Stopping online hate and radicalization
What has Google got to do with terrorists? Executives at Internet companies like Google, Facebook (FB), Twitter (TWTR), and Snap (SNAP) might be losing sleep because authorities are pointing fingers at them for allowing their platforms to breed extremist ideologies.
To do its part in curbing online radicalization of would-be terrorists, Alphabet (GOOGL), the parent company of Google, created a think-tank called Jigsaw. Through Jigsaw, Google is working to tackle online hate, harassment, and radicalization.
Google treats online radicalization as an information problem.
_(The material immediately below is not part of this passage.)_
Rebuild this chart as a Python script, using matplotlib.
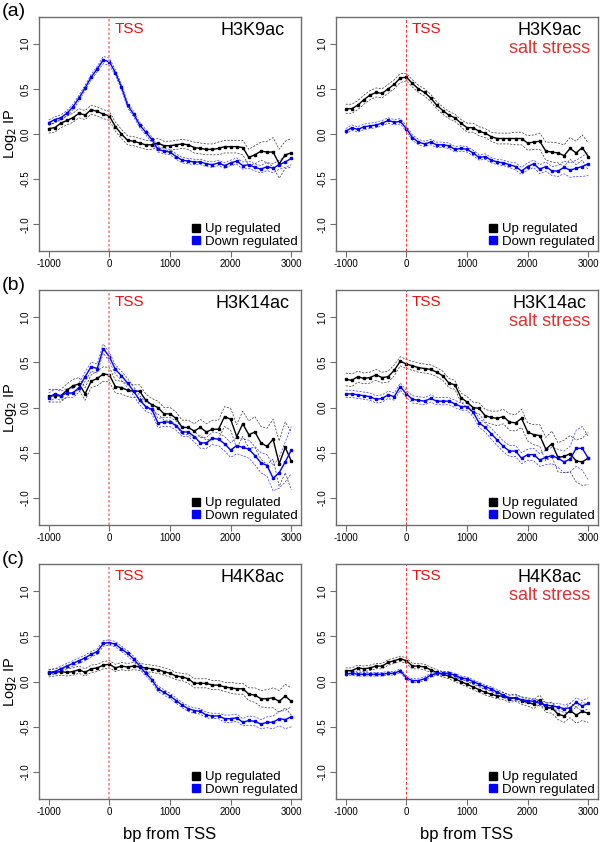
import matplotlib
matplotlib.use("Agg")
import matplotlib.pyplot as plt
from matplotlib.lines import Line2D
import numpy as np

plt.rcParams['font.family'] = ['Liberation Sans', 'DejaVu Sans']

# Positions relative to the TSS (bp)
bp = list(range(-1000, 3001, 100))

# (a) H3K9ac, control
a_up = [0.06, 0.07, 0.12, 0.15, 0.18, 0.23, 0.21, 0.27, 0.25, 0.22, 0.20, 0.08, 0.00, -0.07,
        -0.08, -0.10, -0.12, -0.12, -0.10, -0.13, -0.13, -0.12, -0.11, -0.12, -0.15, -0.16,
        -0.17, -0.17, -0.16, -0.14, -0.14, -0.14, -0.15, -0.26, -0.23, -0.19, -0.20, -0.20,
        -0.33, -0.23, -0.21]
a_up_se = [0.05, 0.05, 0.05, 0.05, 0.05, 0.05, 0.05, 0.05, 0.05, 0.05, 0.05, 0.05, 0.05, 0.05,
           0.05, 0.05, 0.05, 0.05, 0.05, 0.05, 0.05, 0.05, 0.05, 0.05, 0.06, 0.06, 0.06, 0.06,
           0.07, 0.07, 0.07, 0.07, 0.08, 0.09, 0.10, 0.10, 0.12, 0.16, 0.16, 0.15, 0.16]
a_down = [0.125, 0.16, 0.18, 0.23, 0.30, 0.40, 0.51, 0.63, 0.72, 0.82, 0.80, 0.68, 0.52, 0.32,
          0.22, 0.10, 0.02, -0.06, -0.17, -0.19, -0.20, -0.25, -0.29, -0.30, -0.31, -0.31,
          -0.33, -0.34, -0.32, -0.35, -0.32, -0.30, -0.35, -0.34, -0.37, -0.39, -0.36, -0.38,
          -0.34, -0.31, -0.27]
a_down_se = [0.03, 0.03, 0.03, 0.03, 0.03, 0.03, 0.03, 0.03, 0.03, 0.04, 0.04, 0.03, 0.03, 0.03,
             0.03, 0.03, 0.03, 0.03, 0.03, 0.03, 0.03, 0.03, 0.03, 0.03, 0.03, 0.03, 0.03, 0.03,
             0.03, 0.03, 0.03, 0.035, 0.04, 0.04, 0.04, 0.04, 0.045, 0.05, 0.05, 0.06, 0.07]

# (a) H3K9ac, salt stress
as_up = [0.28, 0.28, 0.32, 0.38, 0.43, 0.46, 0.45, 0.50, 0.55, 0.62, 0.63, 0.56, 0.50, 0.46,
         0.40, 0.32, 0.26, 0.21, 0.18, 0.12, 0.07, 0.07, 0.03, 0.01, -0.03, -0.05, -0.05, -0.05,
         -0.05, -0.05, -0.10, -0.09, -0.08, -0.19, -0.20, -0.21, -0.24, -0.16, -0.21, -0.15,
         -0.25]
as_up_se = [0.05, 0.05, 0.05, 0.05, 0.05, 0.05, 0.05, 0.05, 0.05, 0.05, 0.04, 0.04, 0.04, 0.04,
            0.04, 0.04, 0.04, 0.04, 0.04, 0.04, 0.05, 0.05, 0.05, 0.05, 0.05, 0.06, 0.06, 0.06,
            0.07, 0.07, 0.08, 0.08, 0.09, 0.10, 0.11, 0.11, 0.12, 0.12, 0.13, 0.14, 0.15]
as_down = [0.03, 0.07, 0.05, 0.08, 0.09, 0.10, 0.12, 0.15, 0.13, 0.14, 0.06, -0.04, -0.09,
           -0.11, -0.09, -0.12, -0.12, -0.13, -0.17, -0.16, -0.17, -0.21, -0.26, -0.25, -0.29,
           -0.31, -0.32, -0.34, -0.36, -0.41, -0.36, -0.33, -0.39, -0.36, -0.41, -0.41, -0.37,
           -0.40, -0.38, -0.36, -0.33]
as_down_se = [0.03, 0.03, 0.03, 0.03, 0.03, 0.03, 0.03, 0.03, 0.03, 0.03, 0.03, 0.03, 0.03, 0.03,
              0.03, 0.03, 0.03, 0.03, 0.03, 0.03, 0.03, 0.03, 0.03, 0.03, 0.03, 0.03, 0.03, 0.03,
              0.04, 0.04, 0.04, 0.04, 0.05, 0.05, 0.05, 0.06, 0.07, 0.08, 0.09, 0.11, 0.13]

# (b) H3K14ac, control
b_up = [0.13, 0.13, 0.13, 0.19, 0.24, 0.26, 0.15, 0.29, 0.32, 0.37, 0.36, 0.23, 0.22, 0.19,
        0.18, 0.18, 0.08, 0.03, 0.00, -0.07, -0.07, -0.12, -0.22, -0.22, -0.26, -0.22, -0.27,
        -0.24, -0.24, -0.10, -0.13, -0.32, -0.18, -0.30, -0.27, -0.39, -0.43, -0.35, -0.62,
        -0.44, -0.59]
b_up_se = [0.07, 0.07, 0.07, 0.07, 0.07, 0.07, 0.07, 0.07, 0.08, 0.08, 0.08, 0.07, 0.07, 0.07,
           0.07, 0.07, 0.07, 0.07, 0.07, 0.07, 0.07, 0.07, 0.08, 0.08, 0.08, 0.09, 0.09, 0.10,
           0.10, 0.11, 0.12, 0.13, 0.14, 0.15, 0.17, 0.18, 0.20, 0.22, 0.25, 0.28, 0.32]
b_down = [0.11, 0.15, 0.13, 0.16, 0.16, 0.22, 0.34, 0.45, 0.43, 0.65, 0.56, 0.42, 0.35, 0.27,
          0.18, 0.08, 0.01, -0.02, -0.17, -0.16, -0.16, -0.20, -0.27, -0.27, -0.32, -0.39,
          -0.39, -0.34, -0.35, -0.40, -0.47, -0.42, -0.44, -0.46, -0.53, -0.61, -0.64, -0.78,
          -0.72, -0.60, -0.47]
b_down_se = [0.05, 0.05, 0.05, 0.05, 0.05, 0.05, 0.05, 0.05, 0.05, 0.05, 0.05, 0.05, 0.05, 0.05,
             0.05, 0.05, 0.05, 0.05, 0.05, 0.05, 0.05, 0.05, 0.05, 0.05, 0.06, 0.06, 0.06, 0.07,
             0.07, 0.08, 0.08, 0.09, 0.09, 0.10, 0.10, 0.11, 0.12, 0.14, 0.17, 0.22, 0.26]

# (b) H3K14ac, salt stress
bs_up = [0.31, 0.30, 0.34, 0.32, 0.33, 0.36, 0.33, 0.34, 0.41, 0.51, 0.48, 0.46, 0.44, 0.43,
         0.42, 0.39, 0.35, 0.27, 0.25, 0.11, 0.06, 0.00, -0.01, -0.09, -0.11, -0.12, -0.10,
         -0.16, -0.17, -0.12, -0.27, -0.30, -0.31, -0.46, -0.40, -0.55, -0.54, -0.51, -0.59,
         -0.60, -0.56]
bs_up_se = [0.07, 0.07, 0.06, 0.06, 0.06, 0.06, 0.06, 0.06, 0.06, 0.05, 0.05, 0.05, 0.05, 0.05,
            0.05, 0.05, 0.05, 0.05, 0.05, 0.05, 0.06, 0.06, 0.06, 0.07, 0.07, 0.08, 0.08, 0.09,
            0.09, 0.10, 0.10, 0.11, 0.12, 0.13, 0.14, 0.16, 0.18, 0.20, 0.23, 0.26, 0.29]
bs_down = [0.15, 0.15, 0.14, 0.13, 0.12, 0.09, 0.10, 0.14, 0.12, 0.23, 0.15, 0.09, 0.08, 0.07,
           0.10, 0.07, 0.07, 0.07, 0.04, 0.01, 0.01, -0.05, -0.17, -0.22, -0.29, -0.36, -0.43,
           -0.48, -0.48, -0.56, -0.52, -0.52, -0.58, -0.55, -0.53, -0.56, -0.60, -0.57, -0.45,
           -0.45, -0.56]
bs_down_se = [0.04, 0.04, 0.04, 0.04, 0.04, 0.04, 0.04, 0.04, 0.04, 0.04, 0.04, 0.04, 0.04, 0.04,
              0.04, 0.04, 0.04, 0.04, 0.04, 0.04, 0.04, 0.05, 0.05, 0.05, 0.06, 0.06, 0.06, 0.06,
              0.06, 0.06, 0.06, 0.07, 0.07, 0.08, 0.09, 0.10, 0.12, 0.14, 0.20, 0.24, 0.24]

# (c) H4K8ac, control
c_up = [0.09, 0.10, 0.11, 0.10, 0.11, 0.13, 0.10, 0.14, 0.15, 0.18, 0.19, 0.15, 0.17, 0.16,
        0.17, 0.16, 0.15, 0.14, 0.13, 0.11, 0.09, 0.06, 0.05, 0.03, -0.02, -0.02, -0.02, -0.04,
        -0.04, -0.06, -0.07, -0.08, -0.08, -0.14, -0.15, -0.19, -0.19, -0.18, -0.22, -0.16,
        -0.22]
c_up_se = [0.04, 0.04, 0.04, 0.04, 0.04, 0.04, 0.04, 0.04, 0.04, 0.04, 0.04, 0.04, 0.04, 0.04,
           0.04, 0.04, 0.04, 0.04, 0.04, 0.04, 0.04, 0.04, 0.04, 0.05, 0.05, 0.05, 0.05, 0.05,
           0.05, 0.05, 0.06, 0.06, 0.06, 0.07, 0.08, 0.09, 0.10, 0.11, 0.12, 0.13, 0.15]
c_down = [0.10, 0.11, 0.14, 0.17, 0.20, 0.23, 0.26, 0.30, 0.33, 0.42, 0.43, 0.41, 0.36, 0.31,
          0.25, 0.17, 0.09, 0.02, -0.08, -0.12, -0.16, -0.21, -0.26, -0.30, -0.32, -0.33, -0.37,
          -0.38, -0.38, -0.41, -0.41, -0.40, -0.45, -0.43, -0.44, -0.47, -0.45, -0.45, -0.41,
          -0.42, -0.39]
c_down_se = [0.03, 0.03, 0.03, 0.03, 0.03, 0.03, 0.03, 0.03, 0.03, 0.03, 0.03, 0.03, 0.03, 0.03,
             0.03, 0.03, 0.03, 0.03, 0.03, 0.03, 0.03, 0.03, 0.03, 0.03, 0.03, 0.03, 0.03, 0.03,
             0.03, 0.04, 0.04, 0.04, 0.04, 0.05, 0.05, 0.05, 0.06, 0.07, 0.08, 0.10, 0.11]

# (c) H4K8ac, salt stress
cs_up = [0.12, 0.12, 0.15, 0.14, 0.15, 0.17, 0.17, 0.21, 0.23, 0.25, 0.23, 0.17, 0.17, 0.16,
         0.13, 0.10, 0.08, 0.06, 0.03, 0.00, -0.03, -0.06, -0.09, -0.12, -0.14, -0.16, -0.16,
         -0.19, -0.18, -0.21, -0.23, -0.25, -0.20, -0.29, -0.29, -0.36, -0.38, -0.32, -0.37,
         -0.33, -0.35]
cs_up_se = [0.03, 0.03, 0.03, 0.03, 0.03, 0.03, 0.03, 0.03, 0.03, 0.03, 0.03, 0.03, 0.03, 0.03,
            0.03, 0.03, 0.03, 0.03, 0.03, 0.03, 0.03, 0.03, 0.03, 0.03, 0.03, 0.03, 0.04, 0.04,
            0.04, 0.04, 0.04, 0.05, 0.05, 0.05, 0.06, 0.06, 0.07, 0.08, 0.09, 0.10, 0.10]
cs_down = [0.08, 0.09, 0.08, 0.08, 0.08, 0.08, 0.08, 0.09, 0.09, 0.12, 0.04, 0.01, 0.01, 0.03,
           0.07, 0.09, 0.09, 0.09, 0.07, 0.04, 0.03, 0.00, -0.03, -0.06, -0.08, -0.12, -0.15,
           -0.18, -0.18, -0.20, -0.21, -0.22, -0.24, -0.26, -0.27, -0.28, -0.30, -0.29, -0.23,
           -0.27, -0.24]
cs_down_se = [0.02, 0.02, 0.02, 0.02, 0.02, 0.02, 0.02, 0.02, 0.02, 0.02, 0.02, 0.02, 0.02, 0.02,
              0.02, 0.02, 0.02, 0.02, 0.02, 0.02, 0.02, 0.02, 0.02, 0.02, 0.02, 0.03, 0.03, 0.03,
              0.03, 0.03, 0.03, 0.03, 0.03, 0.03, 0.03, 0.04, 0.04, 0.05, 0.05, 0.06, 0.06]

panels = [
    ("(a)", "H3K9ac", False, a_up, a_up_se, a_down, a_down_se),
    (None, "H3K9ac", True, as_up, as_up_se, as_down, as_down_se),
    ("(b)", "H3K14ac", False, b_up, b_up_se, b_down, b_down_se),
    (None, "H3K14ac", True, bs_up, bs_up_se, bs_down, bs_down_se),
    ("(c)", "H4K8ac", False, c_up, c_up_se, c_down, c_down_se),
    (None, "H4K8ac", True, cs_up, cs_up_se, cs_down, cs_down_se),
]

BLUE = "#0000FF"
BOX = "#6e6e6e"

fig = plt.figure(figsize=(6.0, 8.42), dpi=100)

# axes boxes in figure pixels (left, top, right, bottom)
col_x = [(39, 301), (336, 598)]
row_y = [(17, 251), (290, 525), (564, 799)]

x = np.array(bp)
for i, (tag, mark, salt, up, up_se, down, down_se) in enumerate(panels):
    r, c = divmod(i, 2)
    l, rr = col_x[c]
    t, b = row_y[r]
    ax = fig.add_axes([l / 600, 1 - b / 842, (rr - l) / 600, (b - t) / 842])

    for vals, se, bcol in [(down, down_se, "#3333FF"), (up, up_se, "#333333")]:
        v = np.array(vals)
        s = np.array(se)
        ax.plot(x, v + s, color=bcol, lw=0.5, ls=(0, (3, 2)))
        ax.plot(x, v - s, color=bcol, lw=0.5, ls=(0, (3, 2)))
    ax.plot(x, up, color="black", lw=1.0, marker="s", ms=1.6)
    ax.plot(x, down, color=BLUE, lw=1.0, marker="s", ms=1.6)

    # TSS line
    if salt:
        ax.axvline(0, color="#FF3333", lw=0.7, ls=(0, (3, 2)))
    else:
        ax.axvline(0, color="#FF8080", lw=1.2, ls=(0, (1.5, 1.2)))
    ax.text(90, 1.16, "TSS", color="#EE1111", fontsize=11, ha="left", va="center")
    ax.text(2360, 1.15, mark, color="black", fontsize=13, ha="center", va="center")
    if salt:
        ax.text(2360, 0.95, "salt stress", color="#E03030", fontsize=13, ha="center", va="center")

    ax.set_xlim(-1160, 3160)
    ax.set_ylim(-1.296, 1.296)
    ax.set_xticks([-1000, 0, 1000, 2000, 3000])
    ax.set_xticklabels(["-1000", "0", "1000", "2000", "3000"])
    ax.set_yticks([-1.0, -0.5, 0.0, 0.5, 1.0])
    ax.set_yticklabels(["-1.0", "-0.5", "0.0", "0.5", "1.0"], rotation=90, va="center")
    ax.tick_params(labelsize=7, length=4, width=0.8, color=BOX, pad=2)
    for sp in ax.spines.values():
        sp.set_color(BOX)
        sp.set_linewidth(1.0)

    handles = [Line2D([], [], ls="none", marker="s", ms=6, color="black"),
               Line2D([], [], ls="none", marker="s", ms=6, color=BLUE)]
    ax.legend(handles, ["Up regulated", "Down regulated"], loc="lower right", frameon=False,
              fontsize=9.5, handletextpad=0.2, handlelength=1.0, labelspacing=0.0,
              borderaxespad=0.05, borderpad=0.2)

    if c == 0:
        ax.set_ylabel("Log$_2$ IP", fontsize=10.5, labelpad=1)
        fig.text(2 / 600, 1 - (t - 5) / 842, tag, fontsize=14, ha="left", va="center")
    if r == 2:
        ax.set_xlabel("bp from TSS", fontsize=12, labelpad=7)

fig.savefig("out.png", dpi=100)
To understand the process of radicalization of would-be terrorists, Google sent its executive Yasmin Green to Iraq, according to a recent Fortune report.
Hearing from ISIS defectors
Green’s mission in Iraq was to interview ex-terrorists. Green, who heads R&D (research and development) efforts at Jigsaw, heard from ISIS (Islamic State in Iraq and Syria) defectors, including those who trained suicide bombers.
The mission helped Green learn that, in combating online radicalization of terrorists, the timing of interventions and the design of the messaging matter. Google can now incorporate these insights to curb extremists on its platforms.
Once bitten, twice shy
For a company that has seen advertisers flee in protest over extremist content, Google is careful not to let terrorists taint its reputation. Johnson & Johnson (JNJ) and other major brands suspended YouTube advertising earlier this year to protest the issue of their ads appearing next to content promoting hate or violence.
In combating online radicalization, Alphabet is not simply reacting to pressure from authorities but also working to protect its bottom line. The majority of Alphabet’s revenue comes from advertising, as the chart above shows.